Genç İşsizler Platformu, Öğrenci Sendikası ile birlikte '"Gençliğin Bayramında Gençliğin Durumu" isimli bir rapor yayınladı. Raporda başta işsizlik, gençliğin içinde bulunduğu ekonomik açmazlarla ilgili güncel veriler yer alıyor.
2019/2020 öğretim yılında üniversitelerin toplam mevcudununun 7 milyon 740 bin seviyesine yükseltildiğine dikkat çekilen raporda, “2020 yılı yaz aylarında eğitim hayatını tamamlayacak ve çalışmak isteyecek yeni mezun sayısının 500 binin üzerinde olması beklenmektedir. Koronavirüs salgını nedeniyle daralan ekonominin hızlı bir şekilde toparlanması ihtimalinde dahi bu sayıda gencin iş bulabilmesi önceki yılların istihdam artışlarına bakıldığında imkânsızdır” deniliyor.
Son 5 yıllık işsizliğin birçok meslekte arttığı belirtilen raporda, 2020 yılı itibarıyla 15-24 yaş arasında genç istihdam sayısının 3 milyon 447 bin olduğu ve bu sayının 2014 yılı seviyelerinin altında olduğu belirtiliyor. Sosyal bilimler temelli birçok meslekte işsizliğin had safhada olduğuna dikkat çeken Genç İşsizler Platformu ve Öğrenci Sendikası, “Bu durum üniversite kontenjanlarının ulusal insan kaynağı planlaması olmaksızın belirlendiğine işaret etmektedir. Başlıca teknik alanlar olan mühendislik ve mimarlıkta da işsizlik oranları son dönemde artmıştır” diyor.
Raporda Koronavirüs salgını öncesinde üniversiteli genç işsiz sayısının azalmasının, iş bulma ümidini yitirerek iş aramaktan vazgeçen gençlerin rekor sayıda artmasıyla doğrudan ilişkili olduğu ve 1 milyon 168 bin üniversiteli gencin işgücü dışında bulunduğu kaydediliyor.
İşsizlik süresi uzuyor
Genç İşsizler Platformu ve Öğrenci Sendikası işsizlik sayısındaki artışa ek olarak işsizlik süresinin de gittikçe uzadığına dikkat çekerek şu saptamaları yapıyor:
• 1 yıldan fazla süredir iş arayan 15-24 yaş arası genç sayısı, son 2 yılda 74 binden 183 bine çıktı.
• İŞKUR tarafından işverenlere verilen prim ve ücret desteklerine rağmen yüksek işsiz sayısı ile, gençlerin eğitim düzeylerinin artmasına rağmen uzayan işsizlik süresi, işgücü piyasasındaki yapısal soruna işaret ediyor.

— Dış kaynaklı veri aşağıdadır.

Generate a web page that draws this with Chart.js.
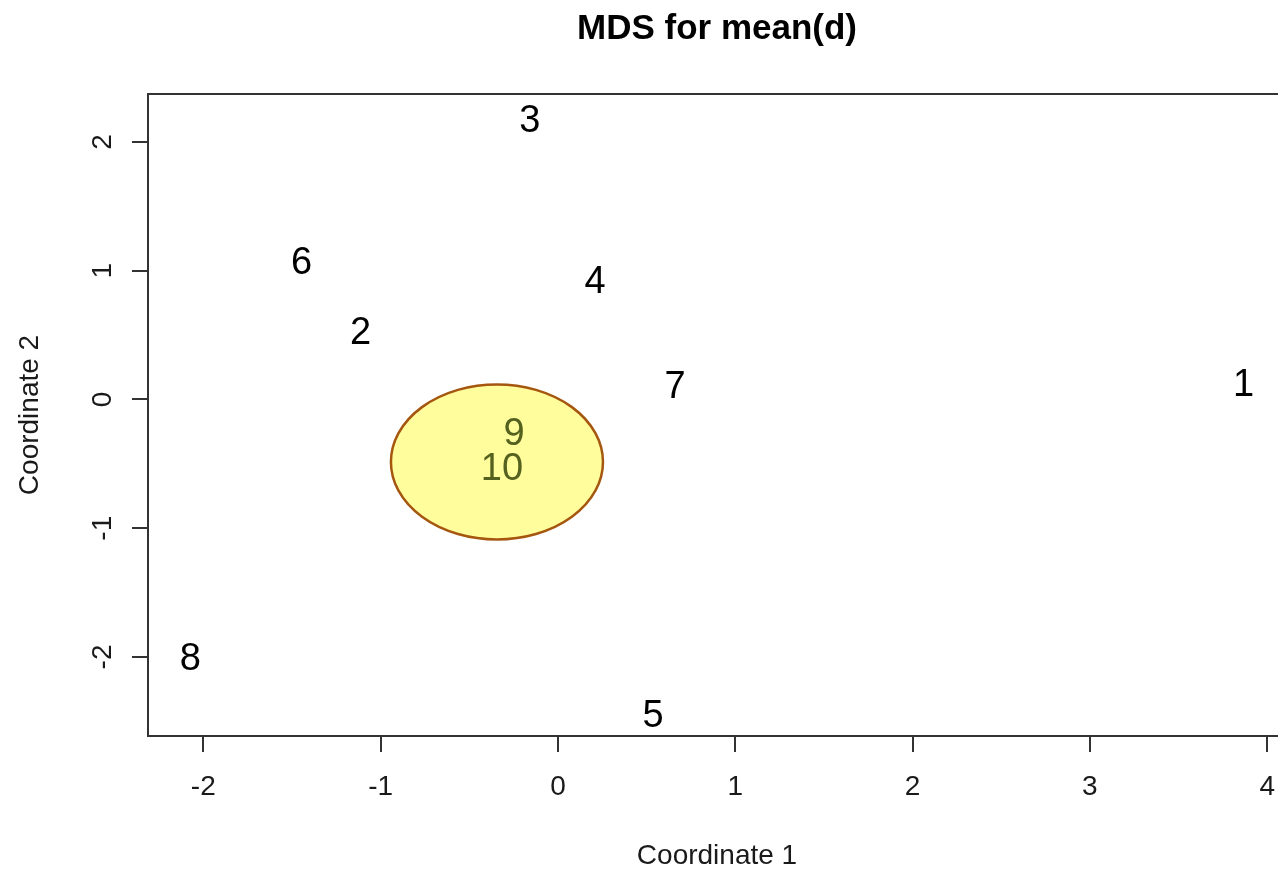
<!DOCTYPE html>
<html>
<head>
<meta charset="utf-8">
<script src="https://cdn.jsdelivr.net/npm/chart.js@4/dist/chart.umd.min.js"></script>
<style>
  html, body { margin:0; padding:0; background:#fff; }
  #clip { width:1278px; height:872px; overflow:hidden; }
  #wrap { width:1286px; height:872px; }
</style>
</head>
<body>
<div id="clip"><div id="wrap"><canvas id="mds" width="1286" height="872"></canvas></div></div>
<script>
// ---- data ----
const pointLabels = ['1','2','3','4','5','6','7','8','9','10'];
const coord1 = [3.866, -1.113, -0.158, 0.209, 0.537, -1.446, 0.660, -2.074, -0.248, -0.316];
const coord2 = [0.136, 0.540, 2.186, 0.936, -2.440, 1.078, 0.120, -1.998, -0.245, -0.517];
const xTicks = [-2, -1, 0, 1, 2, 3, 4];
const yTicks = [-2, -1, 0, 1, 2];
// highlighted cluster (points 9 and 10)
const clusterIdx = [8, 9];
const clusterCenter = [-0.344, -0.485];
const clusterRadius = [0.598, 0.602];

const chartTitle = 'MDS for mean(d)';
const xTitle = 'Coordinate 1';
const yTitle = 'Coordinate 2';

const FONT = '"Liberation Sans", Arial, sans-serif';

// ---- plugins ----
const boxPlugin = {
  id: 'box',
  beforeDatasetsDraw(chart){
    const {ctx, chartArea: a} = chart;
    ctx.save();
    ctx.strokeStyle = '#333';
    ctx.lineWidth = 2;
    ctx.strokeRect(a.left, a.top, a.right - a.left, a.bottom - a.top);
    ctx.restore();
  }
};

const labelPlugin = {
  id: 'pointText',
  afterDatasetsDraw(chart){
    const {ctx, scales:{x, y}} = chart;
    const size = 38;
    ctx.save();
    // ellipse round the 9/10 cluster
    const cx = x.getPixelForValue(clusterCenter[0]);
    const cy = y.getPixelForValue(clusterCenter[1]);
    const rx = Math.abs(x.getPixelForValue(clusterCenter[0] + clusterRadius[0]) - cx);
    const ry = Math.abs(y.getPixelForValue(clusterCenter[1] + clusterRadius[1]) - cy);
    ctx.beginPath();
    ctx.ellipse(cx, cy, rx, ry, 0, 0, Math.PI*2);
    ctx.fillStyle = '#FFFD9C';
    ctx.fill();
    ctx.lineWidth = 2.5;
    ctx.strokeStyle = '#A5560F';
    ctx.stroke();

    ctx.font = size + 'px ' + FONT;
    ctx.textAlign = 'center';
    ctx.textBaseline = 'alphabetic';
    pointLabels.forEach((lab, i) => {
      const px = x.getPixelForValue(coord1[i]);
      const py = y.getPixelForValue(coord2[i]);
      ctx.fillStyle = clusterIdx.includes(i) ? '#55611f' : '#000';
      ctx.fillText(lab, px, py + size*0.358);
    });
    ctx.restore();
  }
};

new Chart(document.getElementById('mds'), {
  type: 'scatter',
  data: {
    datasets: [{
      data: coord1.map((v, i) => ({x: v, y: coord2[i]})),
      pointRadius: 0,
      pointHoverRadius: 0
    }]
  },
  options: {
    responsive: false,
    animation: false,
    events: [],
    layout: { padding: 0, autoPadding: false },
    plugins: {
      legend: { display: false },
      tooltip: { enabled: false },
      title: {
        display: true,
        text: chartTitle,
        fullSize: false,
        color: '#000',
        font: { family: FONT, size: 35, weight: 'bold', lineHeight: 1.2 },
        padding: { top: 8, bottom: 44 }
      }
    },
    scales: {
      x: {
        type: 'linear',
        min: -2.312, max: 4.106,
        afterBuildTicks(s){ s.ticks = xTicks.map(v => ({value: v})); },
        afterFit(s){ s.height = 136; s.paddingLeft = 0; s.paddingRight = 0; },
        border: { display: false },
        grid: { drawOnChartArea: false, drawTicks: true, tickLength: 16, tickColor: '#333', lineWidth: 2 },
        ticks: {
          includeBounds: false,
          color: '#1a1a1a',
          padding: 18,
          maxRotation: 0,
          font: { family: FONT, size: 28 }
        },
        title: {
          display: true, text: xTitle, color: '#1a1a1a',
          font: { family: FONT, size: 28, lineHeight: 1.1 },
          padding: { top: 0, bottom: 0 }
        }
      },
      y: {
        type: 'linear',
        min: -2.614, max: 2.373,
        afterBuildTicks(s){ s.ticks = yTicks.map(v => ({value: v})); },
        afterFit(s){ s.width = 148; s.paddingTop = 0; s.paddingBottom = 0; },
        border: { display: false },
        grid: { drawOnChartArea: false, drawTicks: true, tickLength: 16, tickColor: '#333', lineWidth: 2 },
        ticks: {
          includeBounds: false,
          color: '#1a1a1a',
          padding: 16,
          minRotation: 90, maxRotation: 90,
          crossAlign: 'center',
          font: { family: FONT, size: 28 }
        },
        title: {
          display: true, text: yTitle, color: '#1a1a1a',
          font: { family: FONT, size: 28, lineHeight: 1.1 },
          padding: { top: 15, bottom: 0 }
        }
      }
    }
  },
  plugins: [boxPlugin, labelPlugin]
});
</script>
</body>
</html>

• Mevcut durumda yaşamını sürdürebilmek için gençler asgari ücretin altında ve sigortasız bir şekilde çalışmayı kabul etmek ya da işsizliği göze almak zorunda.
• İşsizlik arttıkça KYK kredi borçları ödenememekte; iş arama süresinin uzaması, düşük ücretler ve yüksek enflasyon ortamında borç yükü gittikçe artmakta.
• Üniversitelerdeki yurt ve yemekhane ücretlerindeki artış ve iş bulabilmek için mezuniyetin ön koşul haline getirilmesi sonucu kredi başvuruları yaygınlaştı.
• Ailelerinin maddi durumlarından ötürü zorunlu bir şekilde krediye başvuran gençler; iş hayatlarına umutla değil borçla başlıyor.
• 2019-20 Öğretim Yılı itibarıyla 1 milyon 156 bin öğrenci öğrenim kredisi alıyor. Lisans, yüksek lisans ve doktora öğrencileri için sırasıyla 550 TL, 1100 TL ve 1650 TL aylık kredi veriliyor.